DRSLTR 1 filename1.htm DRSLTR

ALSTON & BIRDLLP

One Atlantic Center

1201 West Peachtree Street

Atlanta, GA 30309-3424

404-881-7000

Fax: 404-253-8131

www.alston.com

 

Kyle Healy    Direct Dial: 404-881-4421    Email: kyle.healy@alston.com

November 20, 2015

Ms. Era Anagnosti

Legal Branch Chief

Office of Financial Services

Division of Corporation Finance

U.S. Securities and Exchange Commission

100 F Street, N.E.

Washington, D.C. 20549-7561

 

Re:      

First South Bancorp, Inc.

Amendment No. 1 to Draft Registration Statement on Form S-1

Submitted October 30, 2015

CIK No. 0001649749

Dear Ms. Anagnosti,

On behalf of First South Bancorp, Inc. (the “Company”), this letter sets forth the Company’s responses to the comments of the staff (the “Staff”) of the Division of Corporation Finance of the Securities and Exchange Commission set forth in its letter dated November 12, 2015 (the “Comment Letter”), regarding the above-referenced amendment no. 1 to draft registration statement on Form S-1 (the “Draft Registration Statement”). The Company has also revised the Draft Registration Statement in response to the Staff’s comments and is submitting concurrently with this letter Amendment No. 2 to the Draft Registration Statement (“Amendment No. 2”), which reflects these revisions and updates and clarifies certain other information.

For the convenience of the Staff, each comment from the Comment Letter is restated in italics prior to the response to such comment. Page references in the text of this letter correspond to pages and captions in Amendment No. 2. We are also sending, under separate cover, a marked copy of Amendment No. 2 showing the changes to the Draft Registration Statement submitted on October 30, 2015.

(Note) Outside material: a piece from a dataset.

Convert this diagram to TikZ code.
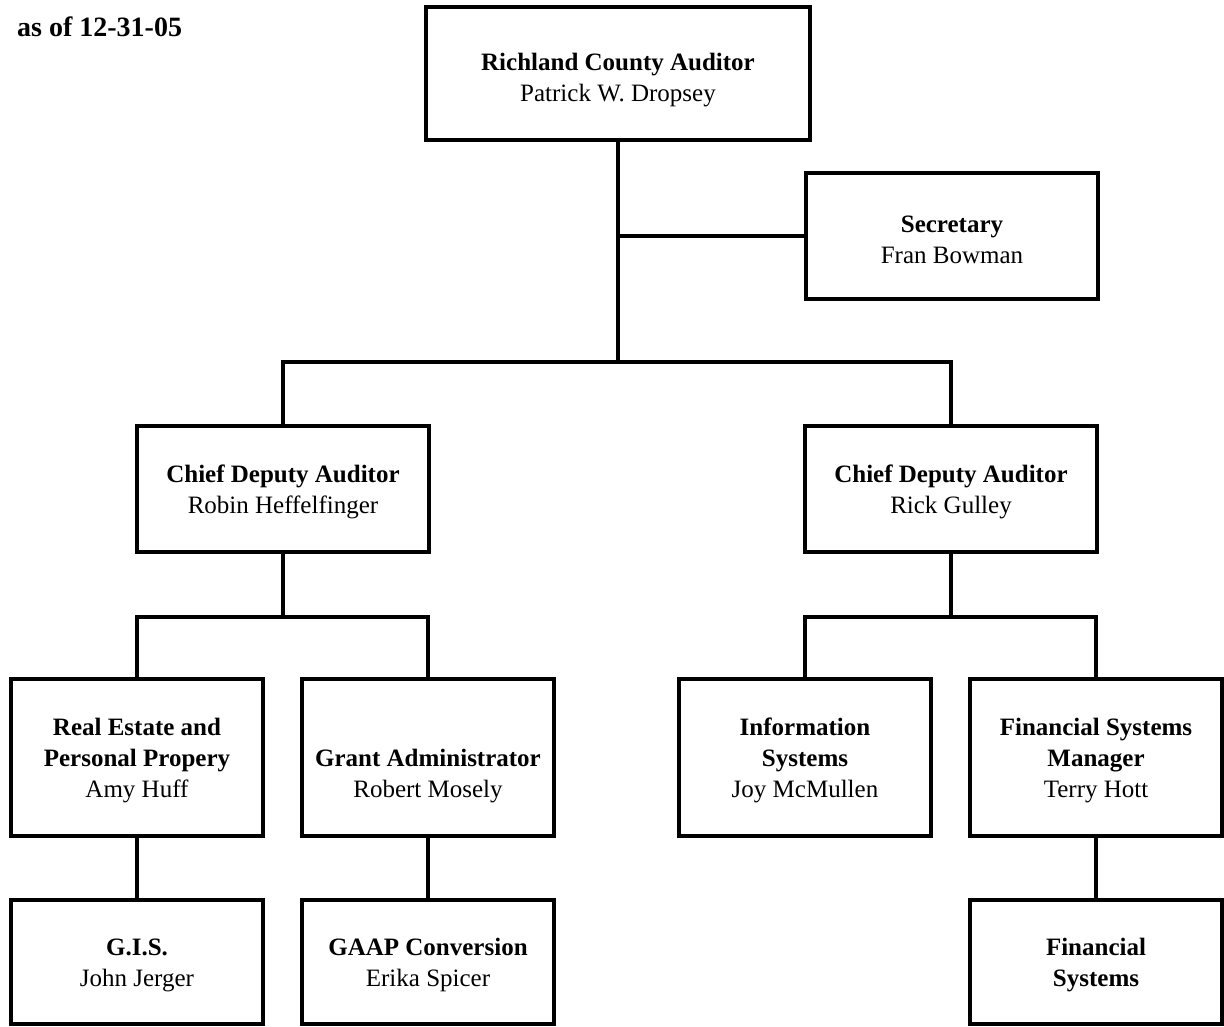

Prospectus Summary, page 1

Overview, page 1

 

1. We note your response to comment 2. We believe that your prospectus summary should provide a brief description of your commercial lending and mortgage banking services and not solely focus on the markets where you provide these services. Please comply with our prior comment two in full.

 

 

Atlanta • Beijing • Brussels • Charlotte • Dallas • Los Angeles • New York • Research Triangle • Silicon Valley • Washington, D.C.


November 20, 2015

Page 2

Response: In light of the Staff’s comment, the Company has revised its disclosure on page 3 of the Draft Registration Statement to provide a brief description of the Company’s banking, including commercial lending, and mortgage banking services.

Community Markets, page 5

Market characteristics and mix, page 5

 

2. We note your response to comment 3. Please tell us whether the information provided by SNL Financial was commissioned by you for use in the registration statement. In this regard, we refer you to the disclosure and consent requirements of Rule 436 under the Securities Act.

Response: The information provided by SNL Financial included in the Draft Registration Statement was not commissioned by the Company for use in the Draft Registration Statement. SNL Financial is a well-known provider of data to the banking industry. The information appearing in the Draft Registration Statement from SNL Financial is derived from publicly available sources (namely the FDIC’s summary of deposit surveys). As a result, we do not believe that Rule 436 under the Securities Act is applicable to the information appearing in the Draft Registration Statement that is sourced from SNL Financial.

Executive compensation, page 166

Deferred compensation, page 167

 

3. We note your response to comment 7 stating that the deferred compensation agreement with the company’s CEO “operates most similarly to a defined contribution plan” and that you have disclosed this compensation pursuant to Item 402(c)(2)(ix)(E) of Regulation S-K. As an emerging growth company, you appear to have complied with the reduced executive compensation disclosure requirements of a smaller reporting company. As such, we note that Instruction 2 to Item 402(n)(2)(ix) states, among other things, that benefits paid pursuant to defined benefit and actuarial plans are not reportable as All Other Compensation unless accelerated pursuant to a change in control. Moreover, we note that in Note 22 to your consolidated financial statements, the deferred compensation arrangement with the CEO is described as an unfunded obligation “to reward service prior to December 31, 2014 in a fixed amount payable in cash upon the earliest occurrence of the following: separation of service, change in control of the Company or December 31, 2019.” Given the nature of this deferred compensation arrangement, its disclosure would appear to fall within the ambit of Item 402(q)(1) of Regulation S-K. Please advise or revise the summary compensation table accordingly.


November 20, 2015

Page 3

Response: In light of the Staff’s comment, the Company has revised the summary compensation table on page 170 of the Draft Registration Statement to remove the dollar value of the benefit payable under Mr. Holmes’ Deferred Compensation Agreement from the “All Other Compensation” column of the summary compensation table.

Sincerely,

/s/ Kyle Healy

Kyle Healy

cc: Christopher T. Holmes, Chief Executive Officer, First South Bancorp, Inc.